In light of such public diplomacy challenges, the question arises how Israel may more successfully leverage such unique characteristics in order to create a better understanding of its security and moral challenges.
It would appear to be possible to strengthen the content and credibility of Israel’s public diplomacy by emphasizing a number of points:
• Rather than relying on Israeli officials and experts, prominent foreign military and legal experts, including officers with combat experience, could better explain Israel’s military operations and legal prerogatives, without this being perceived and presented as Israeli political propaganda.
• Senior Israeli military officers and other personnel engaged in the ongoing military operations should not appear before Israeli and international media. Such disclosure not only jeopardizes their personal and family safety, but also exposes them to dangers of possible accusations, international commissions of inquiry, and legal action in international courts.
• Any reporting on combat activity and performance of IDF forces should be solely by the designated IDF Spokesperson’s Unit.
• Media appearances by senior Israeli-Arab citizens, including academics, media professionals, clerics and municipal leaders, who are clearly of high diplomatic and media value and credibility, should be encouraged.
• Public and media support from Arab countries in the Gulf and Morocco, including academic institutions, military personnel and research institutes could be of high international credibility and media value.
• Israel’s diplomatic representatives abroad need to be equipped, in real time, with substantive and professional answers to media allegations and hostile propaganda leveled against Israel.
• The widespread publicity given by Hamas to the use of children in demonstrations and military parades, often wearing military uniforms and holding weapons is, by any standard, a shocking, immoral and illegal exploitation of children and a flagrant violation of international conventions, and should be highlighted, especially in light of the acute international sensitivity to such child abuse.
• The reoccurring use by Hamas and Hezbollah of balloons and incendiary devises aimed at burning fields and destroying agricultural produce, as well as the use of smoke pollution, constitute ecological, biological and agricultural terrorism against Israel’s civilian population, in contravention of a series of international conventions.
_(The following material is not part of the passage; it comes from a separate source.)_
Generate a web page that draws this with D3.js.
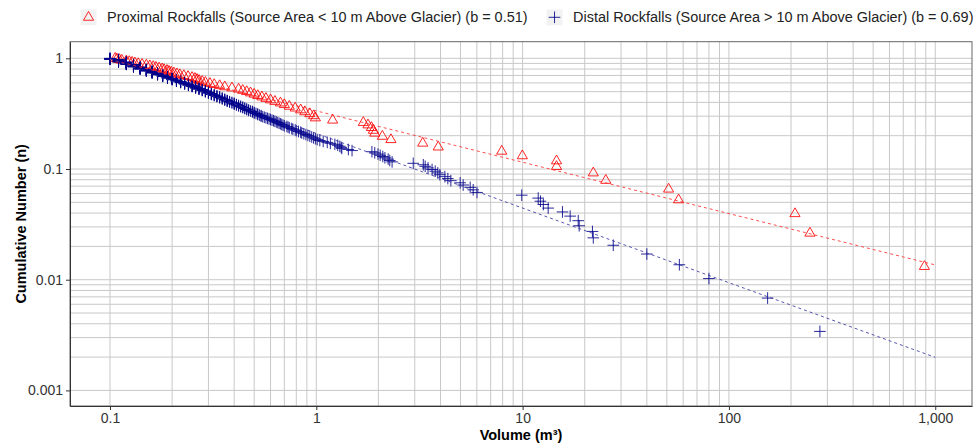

• Attempts by Hamas to establish false interdependence between events in Jerusalem, on the one hand, and the actions of Hamas vis-à-vis Israel, on the other, must be assertively blocked, especially since the international media tend to use such linkage as another lever of criticism against Israel in the context of Jerusalem.
The governance of the city of Jerusalem, in all areas, including the protection of multidenominational holy sites, public order, daily life, and legal issues related to the ownership of property in the city, are the sole responsibility of Israel, and bear no affinity or connection with the Gaza Strip.
In the 1995-9 Oslo Accords, countersigned by world leaders and UN-approved, Israel and the PLO agreed that the issue of Jerusalem is subject to permanent-status negotiation. Hamas has no standing and cannot artificially manipulate the international community into accepting this false linkage.

Conclusion

Effective, compelling and credible public diplomacy should utilize these points to better enhance understanding of Israel’s actions against terrorism and counter false propaganda.
Improved public diplomacy will also serve to prevent international political elements, media, and international institutions from prejudging Israel without considering reliable information and facts.
The writer, an international lawyer, served as the legal adviser to the Foreign Ministry and as ambassador to Canada, as well as previous positions in the IDF military advocate-general’s unit. He presently heads the international law program at the Jerusalem Center for Public Affairs.